Now it is time to take some of your ideas and work on developing them into fuller concepts, closer to a real game with rules and mechanics and things.

Select two (2) of your ideas from your brainstorming list and write a short game design document for each one. This document should include a summary of the game, details about how it is played, and a set of rules.

I recommend including simple illustrations or diagrams to help communicate some of these concepts. For instance, if you are changing the configuration of the hopscotch board, you should probably include a drawing of that. If people are supposed to move in a particular way that is significantly different from the current game, a quick sketch may help, even if they are just stick figures.

A good game design document is one that can be read by someone with no experience with your game, and they will understand how to set it up and play it.

SECTION 3 Documentation:

  • Simple game design documents for two (2) of your ideas.

4. Experimentation

Choose one of your game designs and make it a real game. Build a simple test version (a prototype) so that you can play the game you are intending. Prototypes are not expected to be fancy or refined, usually they are quite the opposite. They are quick builds to test a concept, meant to be thrown away.

If you are creating a new board, you might want to get some chalk and draw it on your driveway. If you’re turning it into a board game, draw on a piece of paper. To put this in comic-book terms, you’re not building Iron Man’s nano-suit, you’re building the Mark I, clunky and made of scraps, to do one particular job.

Once you have constructed a prototype, test it out. You should definitely try it yourself to see if your design meets the expectations that you have. If you have other people available who can play your game, have them try it and give you their impressions. (Siblings make great test subjects, but their feedback can be brutal!)
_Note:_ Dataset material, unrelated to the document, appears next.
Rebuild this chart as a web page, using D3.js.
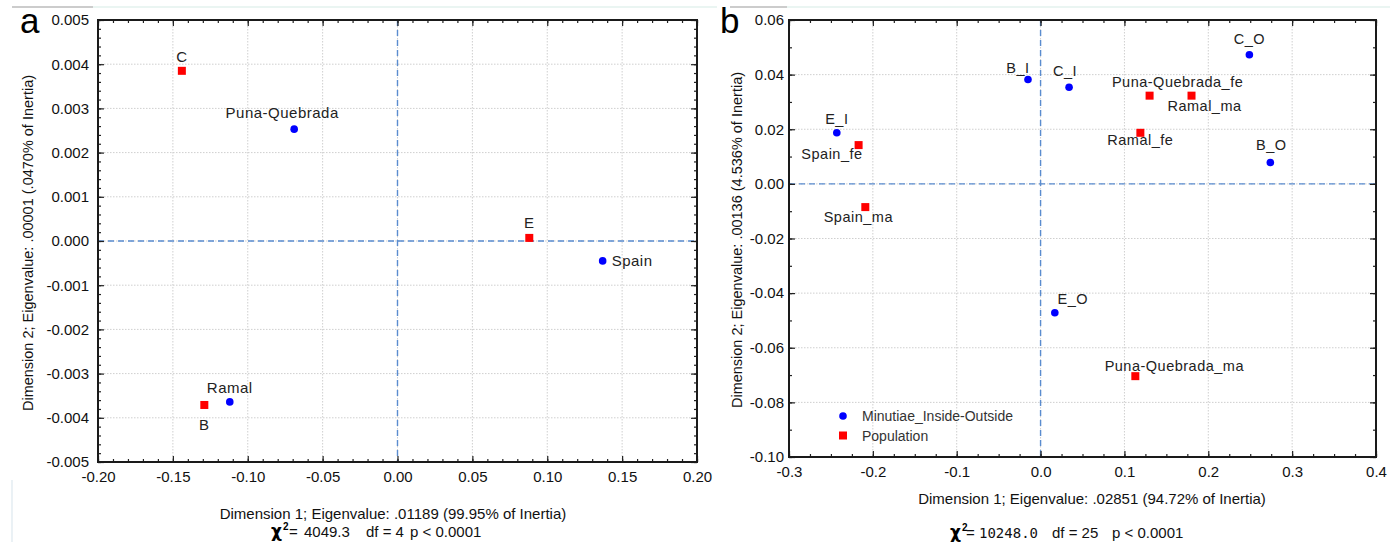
<!DOCTYPE html>
<html lang="en">
<head>
<meta charset="UTF-8">
<title>Correspondence analysis</title>
<style>
  body { margin: 0; background: #fff; }
  svg text { font-family: "Liberation Sans", Arial, sans-serif; }
</style>
</head>
<body>
<div id="chart"></div>
<script src="https://cdnjs.cloudflare.com/ajax/libs/d3/7.8.2/d3.min.js"></script>
<script>
// ---- panel a data ----
var aRegionNames = ["Puna-Quebrada", "Ramal", "Spain"];
var aRegionX = [-0.069, -0.112, 0.137];
var aRegionY = [0.00253, -0.00364, -0.00045];
var aMinutiaNames = ["C", "B", "E"];
var aMinutiaX = [-0.144, -0.129, 0.088];
var aMinutiaY = [0.00385, -0.00371, 0.00007];
var aXTicks = [-0.20, -0.15, -0.10, -0.05, 0.00, 0.05, 0.10, 0.15, 0.20];
var aYTicks = [-0.005, -0.004, -0.003, -0.002, -0.001, 0.000, 0.001, 0.002, 0.003, 0.004, 0.005];

// ---- panel b data ----
var bMinutiaNames = ["B_I", "E_I", "C_I", "C_O", "B_O", "E_O"];
var bMinutiaX = [-0.015, -0.243, 0.034, 0.249, 0.274, 0.017];
var bMinutiaY = [0.0382, 0.0187, 0.0354, 0.0473, 0.0078, -0.0472];
var bPopNames = ["Spain_fe", "Spain_ma", "Puna-Quebrada_fe", "Ramal_ma", "Ramal_fe", "Puna-Quebrada_ma"];
var bPopX = [-0.217, -0.209, 0.130, 0.180, 0.119, 0.113];
var bPopY = [0.0142, -0.0085, 0.0323, 0.0323, 0.0187, -0.0704];
var bXTicks = [-0.3, -0.2, -0.1, 0.0, 0.1, 0.2, 0.3, 0.4];
var bYTicks = [-0.10, -0.08, -0.06, -0.04, -0.02, 0.00, 0.02, 0.04, 0.06];
var bLegend = ["Minutiae_Inside-Outside", "Population"];

var W = 1399, H = 542;
var BLUE = "#0000ff", RED = "#ff0000", DASH = "#5a8ccf";

var loc = d3.formatLocale({decimal: ".", thousands: ",", grouping: [3], currency: ["", ""], minus: "-"});

// label offsets (dx, dy, anchor) relative to the mark
var labelPos = {
  "C": [0, -9, "middle"], "Puna-Quebrada": [-12, -11, "middle"], "Ramal": [0, -9, "middle"],
  "B": [0, 25, "middle"], "E": [0, -10, "middle"], "Spain": [9, 5, "start"],
  "B_I": [-10, -7, "middle"], "E_I": [0, -9, "middle"], "C_I": [-4, -11, "middle"],
  "C_O": [0, -11, "middle"], "B_O": [1, -13, "middle"], "E_O": [18, -9, "middle"],
  "Spain_fe": [4, 14, "end"], "Spain_ma": [-7, 15, "middle"], "Puna-Quebrada_fe": [28, -9, "middle"],
  "Ramal_ma": [13, 15, "middle"], "Ramal_fe": [0, 12, "middle"], "Puna-Quebrada_ma": [39, -5, "middle"]
};

var svg = d3.select("#chart").append("svg")
  .attr("width", W).attr("height", H);

// faint figure border remnants
svg.append("line").attr("x1", 12).attr("x2", 93).attr("y1", 7).attr("y2", 7).attr("stroke", "#9a9a9a").attr("stroke-width", 1.2);
svg.append("line").attr("x1", 93).attr("x2", 717).attr("y1", 7).attr("y2", 7).attr("stroke", "#d6ebe6").attr("stroke-width", 1.2);
svg.append("line").attr("x1", 730).attr("x2", 787).attr("y1", 7).attr("y2", 7).attr("stroke", "#9a9a9a").attr("stroke-width", 1.2);
svg.append("line").attr("x1", 787).attr("x2", 1390).attr("y1", 7).attr("y2", 7).attr("stroke", "#d6ebe6").attr("stroke-width", 1.2);
svg.append("line").attr("x1", 12).attr("x2", 12).attr("y1", 480).attr("y2", 542).attr("stroke", "#dde8ee").attr("stroke-width", 1.2);

function drawPanel(cfg) {
  var x = d3.scaleLinear().domain(cfg.xDomain).range([cfg.left, cfg.right]);
  var y = d3.scaleLinear().domain(cfg.yDomain).range([cfg.bottom, cfg.top]);
  var g = svg.append("g");

  // grid
  g.selectAll(".gx").data(cfg.xTicks).enter().append("line")
    .attr("x1", d => x(d)).attr("x2", d => x(d)).attr("y1", cfg.top).attr("y2", cfg.bottom)
    .attr("stroke", "#cfcfcf").attr("stroke-dasharray", "1.5,1.5");
  g.selectAll(".gy").data(cfg.yTicks).enter().append("line")
    .attr("y1", d => y(d)).attr("y2", d => y(d)).attr("x1", cfg.left).attr("x2", cfg.right)
    .attr("stroke", "#cfcfcf").attr("stroke-dasharray", "1.5,1.5");

  // zero lines
  g.append("line").attr("x1", x(0)).attr("x2", x(0)).attr("y1", cfg.top).attr("y2", cfg.bottom)
    .attr("stroke", DASH).attr("stroke-width", 1.4).attr("stroke-dasharray", "6,4");
  g.append("line").attr("y1", y(0)).attr("y2", y(0)).attr("x1", cfg.left).attr("x2", cfg.right)
    .attr("stroke", DASH).attr("stroke-width", 1.4).attr("stroke-dasharray", "6,4");

  // axes (ticks inward on all four sides)
  var xMinor = d3.range(cfg.xDomain[0], cfg.xDomain[1] + 1e-9, cfg.xMinor);
  var yMinor = d3.range(cfg.yDomain[0], cfg.yDomain[1] + 1e-12, cfg.yMinor);
  function tickAxis(axisFn, scale, vals, size, tr) {
    g.append("g").attr("transform", tr)
      .call(axisFn(scale).tickValues(vals).tickSize(size).tickFormat(""))
      .call(s => s.select(".domain").remove())
      .selectAll("line").attr("stroke", "#222").attr("stroke-width", 1.2);
  }
  tickAxis(d3.axisTop, x, xMinor, 3, "translate(0," + cfg.bottom + ")");
  tickAxis(d3.axisTop, x, cfg.xTicks, 6, "translate(0," + cfg.bottom + ")");
  tickAxis(d3.axisBottom, x, xMinor, 3, "translate(0," + cfg.top + ")");
  tickAxis(d3.axisBottom, x, cfg.xTicks, 6, "translate(0," + cfg.top + ")");
  tickAxis(d3.axisRight, y, yMinor, 3, "translate(" + cfg.left + ",0)");
  tickAxis(d3.axisRight, y, cfg.yTicks, 6, "translate(" + cfg.left + ",0)");
  tickAxis(d3.axisLeft, y, yMinor, 3, "translate(" + cfg.right + ",0)");
  tickAxis(d3.axisLeft, y, cfg.yTicks, 6, "translate(" + cfg.right + ",0)");

  // tick labels
  var bx = g.append("g").attr("transform", "translate(0," + cfg.bottom + ")")
    .call(d3.axisBottom(x).tickValues(cfg.xTicks).tickSize(0).tickPadding(cfg.xPad).tickFormat(loc.format(cfg.xFmt)));
  bx.select(".domain").remove();
  bx.selectAll("text").attr("font-size", 15).attr("fill", "#111")
    .style("font-family", '"Liberation Sans", Arial, sans-serif');
  var ly = g.append("g").attr("transform", "translate(" + cfg.left + ",0)")
    .call(d3.axisLeft(y).tickValues(cfg.yTicks).tickSize(0).tickPadding(cfg.yPad).tickFormat(loc.format(cfg.yFmt)));
  ly.select(".domain").remove();
  ly.selectAll("text").attr("font-size", 15).attr("fill", "#111")
    .style("font-family", '"Liberation Sans", Arial, sans-serif');

  // frame
  g.append("rect").attr("x", cfg.left).attr("y", cfg.top)
    .attr("width", cfg.right - cfg.left).attr("height", cfg.bottom - cfg.top)
    .attr("fill", "none").attr("stroke", "#1a1a1a").attr("stroke-width", 2);

  // points
  function pointLabels(names) {
    g.selectAll(null).data(names).enter().append("text")
      .each(function(d) {
        var p = cfg.pos[d], o = labelPos[d];
        d3.select(this).attr("x", p[0] + o[0]).attr("y", p[1] + o[1]).attr("text-anchor", o[2]);
      })
      .attr("font-size", cfg.labelSize).attr("fill", "#222").attr("letter-spacing", 0.5)
      .text(d => d);
  }
  cfg.pos = {};
  cfg.circles.names.forEach(function(n, i) { cfg.pos[n] = [x(cfg.circles.x[i]), y(cfg.circles.y[i])]; });
  cfg.squares.names.forEach(function(n, i) { cfg.pos[n] = [x(cfg.squares.x[i]), y(cfg.squares.y[i])]; });

  g.selectAll(null).data(cfg.squares.names).enter().append("rect")
    .attr("x", (d, i) => x(cfg.squares.x[i]) - 4).attr("y", (d, i) => y(cfg.squares.y[i]) - 4)
    .attr("width", 8).attr("height", 8).attr("fill", RED);
  g.selectAll(null).data(cfg.circles.names).enter().append("circle")
    .attr("cx", (d, i) => x(cfg.circles.x[i])).attr("cy", (d, i) => y(cfg.circles.y[i]))
    .attr("r", 3.8).attr("fill", BLUE);
  pointLabels(cfg.circles.names);
  pointLabels(cfg.squares.names);

  // axis titles
  g.append("text").attr("x", cfg.xTitlePos[0]).attr("y", cfg.xTitlePos[1])
    .attr("text-anchor", "middle").attr("font-size", 15).attr("fill", "#111").text(cfg.xTitle);
  g.append("text").attr("transform", "translate(" + cfg.yTitlePos[0] + "," + cfg.yTitlePos[1] + ") rotate(-90)")
    .attr("text-anchor", "middle").attr("font-size", 14.5).attr("fill", "#111").text(cfg.yTitle);

  // panel letter
  g.append("text").attr("x", cfg.letterPos[0]).attr("y", cfg.letterPos[1])
    .attr("font-size", 35).attr("fill", "#000").text(cfg.letter);

  // chi-square line
  var c = cfg.chi;
  g.append("text").attr("x", c.x).attr("y", c.y).attr("font-size", 17).attr("font-weight", "bold")
    .style("font-family", '"DejaVu Sans", sans-serif').text("\u03c7");
  g.append("text").attr("x", c.x + 12).attr("y", c.y - 7).attr("font-size", 10).attr("font-weight", "bold").text("2");
  g.append("text").attr("x", c.eqX).attr("y", c.y).attr("font-size", 15).attr("fill", "#111").text("=");
  g.append("text").attr("x", c.numX).attr("y", c.y).attr("font-size", c.numSize).attr("fill", "#111")
    .style("font-family", c.numFont).text(c.num);
  g.append("text").attr("x", c.dfX).attr("y", c.y).attr("font-size", 15).attr("fill", "#111").text(c.df);
  g.append("text").attr("x", c.pX).attr("y", c.y).attr("font-size", 15).attr("fill", "#111").text("p < 0.0001");

  return {x: x, y: y, g: g};
}

drawPanel({
  left: 98, right: 697, top: 20, bottom: 462,
  xDomain: [-0.2, 0.2], yDomain: [-0.005, 0.005],
  xTicks: aXTicks, yTicks: aYTicks, xMinor: 0.01, yMinor: 0.0002,
  xFmt: ".2f", yFmt: ".3f", xPad: 9, yPad: 9, labelSize: 15,
  circles: {names: aRegionNames, x: aRegionX, y: aRegionY},
  squares: {names: aMinutiaNames, x: aMinutiaX, y: aMinutiaY},
  xTitle: "Dimension 1; Eigenvalue: .01189 (99.95% of Inertia)", xTitlePos: [393, 519],
  yTitle: "Dimension 2; Eigenvalue: .00001 (.0470% of Inertia)", yTitlePos: [33, 243],
  letter: "a", letterPos: [20, 33],
  chi: {x: 271, y: 537, eqX: 289, numX: 304, num: "4049.3", numSize: 15,
        numFont: '"Liberation Sans", Arial, sans-serif', dfX: 366, df: "df = 4", pX: 410}
});

var pb = drawPanel({
  left: 789, right: 1376, top: 20, bottom: 457,
  xDomain: [-0.3, 0.4], yDomain: [-0.1, 0.06],
  xTicks: bXTicks, yTicks: bYTicks, xMinor: 0.025, yMinor: 0.01,
  xFmt: ".1f", yFmt: ".2f", xPad: 9, yPad: 5, labelSize: 14.5,
  circles: {names: bMinutiaNames, x: bMinutiaX, y: bMinutiaY},
  squares: {names: bPopNames, x: bPopX, y: bPopY},
  xTitle: "Dimension 1; Eigenvalue: .02851 (94.72% of Inertia)", xTitlePos: [1092, 504],
  yTitle: "Dimension 2; Eigenvalue: .00136 (4.536% of Inertia)", yTitlePos: [742, 240],
  letter: "b", letterPos: [720, 33],
  chi: {x: 950, y: 538, eqX: 966, numX: 979, num: "10248.0", numSize: 14,
        numFont: '"DejaVu Sans Mono", monospace', dfX: 1052, df: "df = 25", pX: 1112}
});

// legend for panel b
var leg = pb.g.append("g").attr("transform", "translate(843,416)");
leg.selectAll("text").data(bLegend).enter().append("text")
  .attr("x", 19).attr("y", (d, i) => 5 + i * 19.5)
  .attr("font-size", 14).attr("fill", "#333").text(d => d);
leg.append("circle").attr("cx", 0).attr("cy", 0).attr("r", 3.8).attr("fill", BLUE);
leg.append("rect").attr("x", -4).attr("y", 19.5 - 4).attr("width", 8).attr("height", 8).attr("fill", RED);
</script>
</body>
</html>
When you play your game, you should be taking notes on your reactions. Write these down as soon as you finish playing when they are fresh in your head. When your players play your game, ask them to “think out loud” and share their thoughts. Take notes on what they are telling you. Try to avoid the urge to respond to their comments or help them out. Let them figure it out for themselves. If they cannot, that tells you something about your current design.

SECTION 4 Documentation

  • Document your playtest – take photos of your prototype and your playtesting. (Be sure to get permission to share photographs of your test subjects. Some people may not be comfortable having their picture shared. Consider blurring faces or cropping photos.)
  • Write up your notes and your player reactions – This is not analysis, but provide summaries of the experiences as you or your playtesters reported them.

5. Reflection

Now it is time to compile your results and consider what your playtest tells you about your original design. What about your design worked? What did not? Where did players struggle? Did they understand the rules? Were they entertained or bored? If you were going to improve it again, what would you do differently in the next prototype?

The point of this exercise is to turn a critical eye towards your design. It can be a very difficult process, because we like our ideas. We can get very attached to them. And most importantly, we are often reluctant to admit that we made a bad choice, or a wrong assumption, or missed something entirely.

The temptation in reflection is to tell the reader why you were right all along. But the secret to design is: we almost never get it right the first time, and that’s OK!

Don’t be hard on yourself, just tell me what you learned. In order to be a successful designer and build great things, you need to comfortable with admitting that you are not always right. That’s why we run these experiments – to test our assumptions and find the weaknesses hiding in our blind spots. Once we find those and identify the causes, we can address them and build stronger.

SECTION 5 Documentation

  • Write your reflection document summarizing your findings. What was it about this first iteration that worked as expected? What did not? What came up that maybe surprised you? What did you learn? If you were going to refine your design further, what would you change for the next version? This portion of the document should be 1-2 pages.